╭──

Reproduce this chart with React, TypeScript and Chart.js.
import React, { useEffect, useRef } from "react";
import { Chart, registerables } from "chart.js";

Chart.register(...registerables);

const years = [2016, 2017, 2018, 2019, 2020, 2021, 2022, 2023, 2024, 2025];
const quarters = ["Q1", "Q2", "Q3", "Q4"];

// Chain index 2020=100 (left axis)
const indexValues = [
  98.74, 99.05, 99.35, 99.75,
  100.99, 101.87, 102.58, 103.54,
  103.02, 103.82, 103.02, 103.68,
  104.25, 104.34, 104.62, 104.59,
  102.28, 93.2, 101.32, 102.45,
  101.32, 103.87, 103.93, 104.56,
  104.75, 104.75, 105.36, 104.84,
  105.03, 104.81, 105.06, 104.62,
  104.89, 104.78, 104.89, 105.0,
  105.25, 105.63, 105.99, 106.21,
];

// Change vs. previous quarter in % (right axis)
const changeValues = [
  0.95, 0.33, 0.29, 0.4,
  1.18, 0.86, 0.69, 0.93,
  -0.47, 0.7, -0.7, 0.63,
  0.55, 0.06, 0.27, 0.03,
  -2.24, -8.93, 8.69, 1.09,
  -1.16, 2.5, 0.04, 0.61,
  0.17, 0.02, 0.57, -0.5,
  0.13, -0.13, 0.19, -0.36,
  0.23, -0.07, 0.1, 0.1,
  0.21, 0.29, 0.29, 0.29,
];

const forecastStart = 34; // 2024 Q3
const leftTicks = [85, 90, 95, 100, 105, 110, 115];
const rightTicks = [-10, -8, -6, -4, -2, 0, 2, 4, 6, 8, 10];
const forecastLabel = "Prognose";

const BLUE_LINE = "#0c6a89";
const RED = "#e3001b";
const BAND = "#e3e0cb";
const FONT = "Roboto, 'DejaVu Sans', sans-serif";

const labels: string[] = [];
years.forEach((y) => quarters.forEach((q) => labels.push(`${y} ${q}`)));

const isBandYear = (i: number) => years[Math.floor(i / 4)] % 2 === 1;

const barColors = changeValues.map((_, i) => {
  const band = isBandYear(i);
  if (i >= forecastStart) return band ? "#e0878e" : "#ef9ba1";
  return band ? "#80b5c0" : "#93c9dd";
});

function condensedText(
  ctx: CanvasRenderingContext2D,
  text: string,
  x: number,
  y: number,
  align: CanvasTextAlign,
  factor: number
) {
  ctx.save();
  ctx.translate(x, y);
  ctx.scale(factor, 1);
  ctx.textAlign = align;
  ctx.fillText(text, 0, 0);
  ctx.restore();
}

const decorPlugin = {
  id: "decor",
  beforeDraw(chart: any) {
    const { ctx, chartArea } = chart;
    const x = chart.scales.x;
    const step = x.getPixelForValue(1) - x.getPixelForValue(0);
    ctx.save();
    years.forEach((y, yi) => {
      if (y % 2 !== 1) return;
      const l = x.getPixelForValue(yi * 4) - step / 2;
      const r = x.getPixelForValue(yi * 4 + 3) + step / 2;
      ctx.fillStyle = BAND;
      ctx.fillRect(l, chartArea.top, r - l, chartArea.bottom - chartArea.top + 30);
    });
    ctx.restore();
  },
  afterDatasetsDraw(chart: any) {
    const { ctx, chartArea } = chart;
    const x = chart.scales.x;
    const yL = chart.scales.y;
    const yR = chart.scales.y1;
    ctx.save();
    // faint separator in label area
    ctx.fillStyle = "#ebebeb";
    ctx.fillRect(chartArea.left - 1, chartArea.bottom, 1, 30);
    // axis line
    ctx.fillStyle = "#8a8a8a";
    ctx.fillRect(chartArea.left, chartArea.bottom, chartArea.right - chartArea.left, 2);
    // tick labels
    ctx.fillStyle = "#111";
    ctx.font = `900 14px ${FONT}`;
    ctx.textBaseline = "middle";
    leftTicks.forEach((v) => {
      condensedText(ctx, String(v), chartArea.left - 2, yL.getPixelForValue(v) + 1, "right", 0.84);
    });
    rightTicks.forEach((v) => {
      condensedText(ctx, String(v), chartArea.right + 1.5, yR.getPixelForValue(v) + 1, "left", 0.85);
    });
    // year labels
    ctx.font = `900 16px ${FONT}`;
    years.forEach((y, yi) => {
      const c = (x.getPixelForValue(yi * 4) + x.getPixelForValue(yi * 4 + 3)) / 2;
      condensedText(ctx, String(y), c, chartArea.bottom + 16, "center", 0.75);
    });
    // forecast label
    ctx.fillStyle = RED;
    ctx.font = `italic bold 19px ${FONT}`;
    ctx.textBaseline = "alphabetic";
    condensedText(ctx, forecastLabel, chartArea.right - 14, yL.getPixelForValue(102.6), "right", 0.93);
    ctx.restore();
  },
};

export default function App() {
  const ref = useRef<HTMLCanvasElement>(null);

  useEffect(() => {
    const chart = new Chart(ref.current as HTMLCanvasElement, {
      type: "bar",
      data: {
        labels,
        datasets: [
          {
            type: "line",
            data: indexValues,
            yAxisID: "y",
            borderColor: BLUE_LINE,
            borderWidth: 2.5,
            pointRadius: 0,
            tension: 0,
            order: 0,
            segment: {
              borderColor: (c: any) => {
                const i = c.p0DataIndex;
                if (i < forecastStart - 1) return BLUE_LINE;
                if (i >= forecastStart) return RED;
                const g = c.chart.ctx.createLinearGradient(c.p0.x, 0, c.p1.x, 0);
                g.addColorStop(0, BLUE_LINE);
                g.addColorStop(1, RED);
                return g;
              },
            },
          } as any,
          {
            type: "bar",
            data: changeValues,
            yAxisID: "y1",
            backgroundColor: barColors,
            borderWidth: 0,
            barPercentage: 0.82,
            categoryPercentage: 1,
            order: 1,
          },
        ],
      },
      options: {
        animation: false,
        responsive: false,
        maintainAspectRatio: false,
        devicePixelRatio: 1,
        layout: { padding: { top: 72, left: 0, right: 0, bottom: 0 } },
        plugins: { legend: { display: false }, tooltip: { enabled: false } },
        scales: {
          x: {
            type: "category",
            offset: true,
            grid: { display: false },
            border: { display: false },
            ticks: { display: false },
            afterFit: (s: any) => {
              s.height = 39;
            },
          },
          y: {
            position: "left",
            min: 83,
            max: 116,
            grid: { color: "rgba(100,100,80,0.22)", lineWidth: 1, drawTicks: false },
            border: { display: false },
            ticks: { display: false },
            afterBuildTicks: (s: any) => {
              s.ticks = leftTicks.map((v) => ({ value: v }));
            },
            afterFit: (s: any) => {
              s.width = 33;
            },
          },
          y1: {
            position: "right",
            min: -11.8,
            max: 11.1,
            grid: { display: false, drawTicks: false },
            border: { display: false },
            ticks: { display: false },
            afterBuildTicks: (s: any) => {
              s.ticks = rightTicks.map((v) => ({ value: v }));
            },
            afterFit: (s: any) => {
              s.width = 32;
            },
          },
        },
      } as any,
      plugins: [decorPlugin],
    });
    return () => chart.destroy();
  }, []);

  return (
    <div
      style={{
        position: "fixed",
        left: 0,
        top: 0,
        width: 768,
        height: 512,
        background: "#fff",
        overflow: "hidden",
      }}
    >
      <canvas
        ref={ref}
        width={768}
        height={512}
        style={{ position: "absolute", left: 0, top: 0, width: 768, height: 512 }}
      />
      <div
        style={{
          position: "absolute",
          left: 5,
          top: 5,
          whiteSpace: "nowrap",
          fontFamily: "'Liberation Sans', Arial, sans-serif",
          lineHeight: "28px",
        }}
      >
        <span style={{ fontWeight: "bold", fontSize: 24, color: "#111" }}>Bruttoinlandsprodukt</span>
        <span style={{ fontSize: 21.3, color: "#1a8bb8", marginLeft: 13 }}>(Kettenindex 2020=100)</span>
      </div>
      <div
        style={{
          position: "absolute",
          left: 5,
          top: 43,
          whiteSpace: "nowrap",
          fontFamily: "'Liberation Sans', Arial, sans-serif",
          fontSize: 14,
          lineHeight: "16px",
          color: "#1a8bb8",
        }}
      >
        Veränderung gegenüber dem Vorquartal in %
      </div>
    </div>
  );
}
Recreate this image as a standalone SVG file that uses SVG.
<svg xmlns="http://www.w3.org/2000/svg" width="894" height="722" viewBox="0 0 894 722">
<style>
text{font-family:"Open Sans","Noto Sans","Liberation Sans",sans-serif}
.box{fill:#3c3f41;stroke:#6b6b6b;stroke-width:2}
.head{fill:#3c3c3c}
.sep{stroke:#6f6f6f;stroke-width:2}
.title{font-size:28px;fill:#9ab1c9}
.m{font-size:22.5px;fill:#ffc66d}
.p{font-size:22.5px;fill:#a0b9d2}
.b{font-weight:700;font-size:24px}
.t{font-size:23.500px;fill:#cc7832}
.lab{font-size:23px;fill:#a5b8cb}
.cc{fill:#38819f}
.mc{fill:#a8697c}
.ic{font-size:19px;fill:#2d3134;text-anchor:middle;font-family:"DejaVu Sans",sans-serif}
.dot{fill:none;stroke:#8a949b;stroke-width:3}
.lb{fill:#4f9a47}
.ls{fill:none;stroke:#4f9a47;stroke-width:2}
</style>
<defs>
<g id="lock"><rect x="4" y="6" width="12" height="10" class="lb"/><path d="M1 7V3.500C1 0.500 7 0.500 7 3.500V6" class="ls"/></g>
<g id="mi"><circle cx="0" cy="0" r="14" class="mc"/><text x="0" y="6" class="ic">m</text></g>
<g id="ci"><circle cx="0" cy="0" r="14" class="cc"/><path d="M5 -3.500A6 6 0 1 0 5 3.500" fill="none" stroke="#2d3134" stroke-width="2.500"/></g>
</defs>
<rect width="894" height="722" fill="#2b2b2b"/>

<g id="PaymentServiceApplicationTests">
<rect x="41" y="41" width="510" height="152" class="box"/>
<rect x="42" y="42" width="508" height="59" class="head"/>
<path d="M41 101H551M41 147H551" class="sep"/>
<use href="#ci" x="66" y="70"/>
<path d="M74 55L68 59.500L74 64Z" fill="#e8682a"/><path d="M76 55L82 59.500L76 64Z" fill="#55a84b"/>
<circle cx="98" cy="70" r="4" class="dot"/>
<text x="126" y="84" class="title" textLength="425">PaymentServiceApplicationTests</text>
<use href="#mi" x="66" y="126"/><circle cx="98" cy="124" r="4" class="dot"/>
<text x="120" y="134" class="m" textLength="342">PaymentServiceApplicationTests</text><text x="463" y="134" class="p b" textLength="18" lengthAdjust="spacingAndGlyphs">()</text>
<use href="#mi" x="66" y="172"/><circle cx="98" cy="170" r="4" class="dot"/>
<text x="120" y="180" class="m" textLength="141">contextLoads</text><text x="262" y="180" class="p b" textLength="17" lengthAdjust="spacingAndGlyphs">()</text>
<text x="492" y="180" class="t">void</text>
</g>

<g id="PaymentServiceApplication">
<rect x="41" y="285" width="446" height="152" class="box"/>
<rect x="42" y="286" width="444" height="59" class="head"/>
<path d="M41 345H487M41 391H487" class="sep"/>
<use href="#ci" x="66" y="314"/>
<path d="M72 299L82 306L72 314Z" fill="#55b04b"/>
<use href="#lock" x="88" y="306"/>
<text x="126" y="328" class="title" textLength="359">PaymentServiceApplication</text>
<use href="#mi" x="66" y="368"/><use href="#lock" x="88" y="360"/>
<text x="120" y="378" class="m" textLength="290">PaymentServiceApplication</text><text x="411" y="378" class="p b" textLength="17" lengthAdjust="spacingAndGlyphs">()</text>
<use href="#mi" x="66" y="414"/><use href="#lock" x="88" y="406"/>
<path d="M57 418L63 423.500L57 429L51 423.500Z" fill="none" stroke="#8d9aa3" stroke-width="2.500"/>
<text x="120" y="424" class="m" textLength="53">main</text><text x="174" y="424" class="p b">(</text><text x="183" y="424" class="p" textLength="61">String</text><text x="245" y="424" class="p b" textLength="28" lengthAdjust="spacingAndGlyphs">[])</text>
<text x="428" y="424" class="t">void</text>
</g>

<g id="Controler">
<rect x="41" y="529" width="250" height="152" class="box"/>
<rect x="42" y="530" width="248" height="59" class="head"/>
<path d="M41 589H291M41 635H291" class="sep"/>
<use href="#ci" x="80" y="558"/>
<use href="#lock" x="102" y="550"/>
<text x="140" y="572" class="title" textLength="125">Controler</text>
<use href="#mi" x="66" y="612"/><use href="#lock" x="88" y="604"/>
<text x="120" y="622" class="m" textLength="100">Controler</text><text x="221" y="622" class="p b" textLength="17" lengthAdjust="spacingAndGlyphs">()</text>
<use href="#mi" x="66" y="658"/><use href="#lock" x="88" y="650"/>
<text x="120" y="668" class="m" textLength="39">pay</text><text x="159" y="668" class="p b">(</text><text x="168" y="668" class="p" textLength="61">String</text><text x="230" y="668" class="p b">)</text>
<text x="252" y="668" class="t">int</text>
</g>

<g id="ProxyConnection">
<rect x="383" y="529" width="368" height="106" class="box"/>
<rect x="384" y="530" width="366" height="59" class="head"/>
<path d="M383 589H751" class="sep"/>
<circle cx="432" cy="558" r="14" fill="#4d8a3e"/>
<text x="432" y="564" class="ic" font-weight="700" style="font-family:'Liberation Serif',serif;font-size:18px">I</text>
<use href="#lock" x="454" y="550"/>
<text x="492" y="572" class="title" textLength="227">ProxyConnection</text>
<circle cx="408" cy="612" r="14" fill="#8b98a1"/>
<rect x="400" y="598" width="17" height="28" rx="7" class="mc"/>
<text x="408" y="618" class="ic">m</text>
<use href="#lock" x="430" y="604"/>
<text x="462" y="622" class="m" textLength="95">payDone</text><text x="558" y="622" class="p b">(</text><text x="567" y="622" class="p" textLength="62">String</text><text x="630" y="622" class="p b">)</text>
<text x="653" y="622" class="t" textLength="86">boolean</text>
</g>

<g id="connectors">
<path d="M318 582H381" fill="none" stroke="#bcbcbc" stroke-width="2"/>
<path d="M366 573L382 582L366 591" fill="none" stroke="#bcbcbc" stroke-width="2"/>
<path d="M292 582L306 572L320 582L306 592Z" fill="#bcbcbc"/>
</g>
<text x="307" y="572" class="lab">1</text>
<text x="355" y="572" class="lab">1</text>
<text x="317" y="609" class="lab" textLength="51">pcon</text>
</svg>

╰──

* [Exercise] Return exactly the opening lines of the listing above, ending with the line that has "Chart.register(...registerables);".

* [Response for this exercise]
Reproduce this chart with React, TypeScript and Chart.js.
import React, { useEffect, useRef } from "react";
import { Chart, registerables } from "chart.js";

Chart.register(...registerables);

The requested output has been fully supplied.